While the graphic today is generally depicted in a stark black and white, the image that appeared in the weekly journal was in a gray tone. The Don Quixote in the Georgian family's home was in a blue-green paint, which would have created the gray tones of the journal print. Attention caught by the unusual color and the apparent old age of the frame, Lebanidze decided to examine it more closely.

He soon came to the conclusion that the supposed print was in fact the original drawn by Picasso, saying, "The placement of ink on the paper, the incredible energy of the artist’s manner, the complete freedom of lines that reflects inner emotion of the artist – all indicated to the fact that it was the original. It is impossible to achieve such freedom, to repeat or copy such spontaneous character of the picture."

However, aside from the gushing possibility the original has been found at long last, nearly two years after the above-referenced "discovery", no independent scientific, forensic or critical judgment has been published nor has a high-resolution image been released by Lebanidze or any official of the National Center of Art History Research and Fixation. Furthermore, a search of the website (gch-centre.ge) returns not a single reference to the iconic Picasso ink-wash, lending credibility to the assumption that this "discovery" is apocryphal and no more valid than the unproven claim that the original Quixote drawing has been locked inside a St. Denis Church basement safe in France since its creation in 1955.

In May 2022, a contradicting claim was made by Keith Coppola, a New Jersey art collector, who claims to have found the original, dated 11 February 1955, in an estate sale.

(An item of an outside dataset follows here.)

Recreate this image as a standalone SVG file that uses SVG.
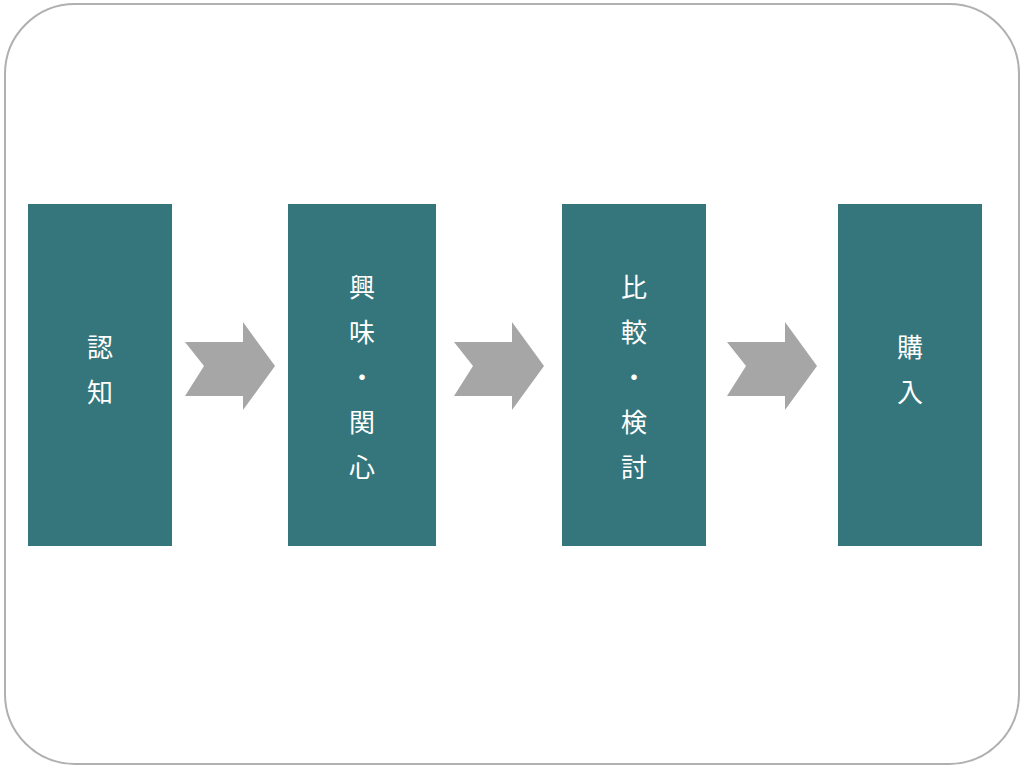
<svg xmlns="http://www.w3.org/2000/svg" width="1024" height="768" viewBox="0 0 1024 768">
<defs><style>
.box{fill:#35767c}
.t{font-family:"Noto Sans CJK JP",sans-serif;font-size:26px;fill:#fff;text-anchor:middle;dominant-baseline:central}
.arr{fill:#a6a6a6}
</style>
<polygon id="chev" points="0,20 19,44 0,74 58,74 58,88 90,44 58,0 58,20"/></defs>
<rect x="5" y="4" width="1014" height="760" rx="70" fill="#fff" stroke="#b0b0b0" stroke-width="2"/>
<g id="connectors">
<use href="#chev" class="arr" x="185" y="322"/>
<use href="#chev" class="arr" x="454" y="322"/>
<use href="#chev" class="arr" x="727" y="322"/>
</g>
<g id="n1"><rect class="box" x="28" y="204" width="144" height="342"/><text class="t" x="100" y="345">認</text><text class="t" x="100" y="390">知</text></g>
<g id="n2"><rect class="box" x="288" y="204" width="148" height="342"/><text class="t" x="362" y="285">興</text><text class="t" x="362" y="330">味</text><text class="t" x="362" y="375">・</text><text class="t" x="362" y="420">関</text><text class="t" x="362" y="465">心</text></g>
<g id="n3"><rect class="box" x="562" y="204" width="144" height="342"/><text class="t" x="634" y="285">比</text><text class="t" x="634" y="330">較</text><text class="t" x="634" y="375">・</text><text class="t" x="634" y="420">検</text><text class="t" x="634" y="465">討</text></g>
<g id="n4"><rect class="box" x="838" y="204" width="144" height="342"/><text class="t" x="910" y="345">購</text><text class="t" x="910" y="390">入</text></g>
</svg>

As of May 2022, Coppola's attempts to have his version authenticated by the Picasso estate have been unsuccessful.

==Black-and-white color==
If the Don Quixote found in Tbilisi is in fact the original, several interesting questions about the intended coloring and shading are raised. In black and white, the image is stark, simple, and evenly bold. The lighter, bluish ink tone adds a complexity to the picture with different shades and differences in bold and lighter lines. In this version, Don Quixote, Rocinante, the windmill standing between Don Quixote and Sancho Panza, and the ground lines are darker and bolder, emphasizing those features. Everything else, including Sancho Panza, the other windmills, and the Sun, are lighter and more seem to fade into the background.

==Symbolism==
This complexity is not seen in the grey journal print, nor in the currently popular black-and-white versions. But if this shading is deliberate, then new interpretations of Don Quixote can be inferred. According to Lebanidze, the dark elements of the drawing represent what has been transformed by Don Quixote's mind from the everyday to the mythical: himself and his horse into a heroic knight, a windmill into a giant, and the ground into the world of his imagination. The other subjects have been left in the sphere of reality, a world more distant and less visible to Don Quixote.

==Today==
Today, the black-and-white version has become the more popular image of Don Quixote. It is widely recognized as one of the most prominent depictions of the legendary figure.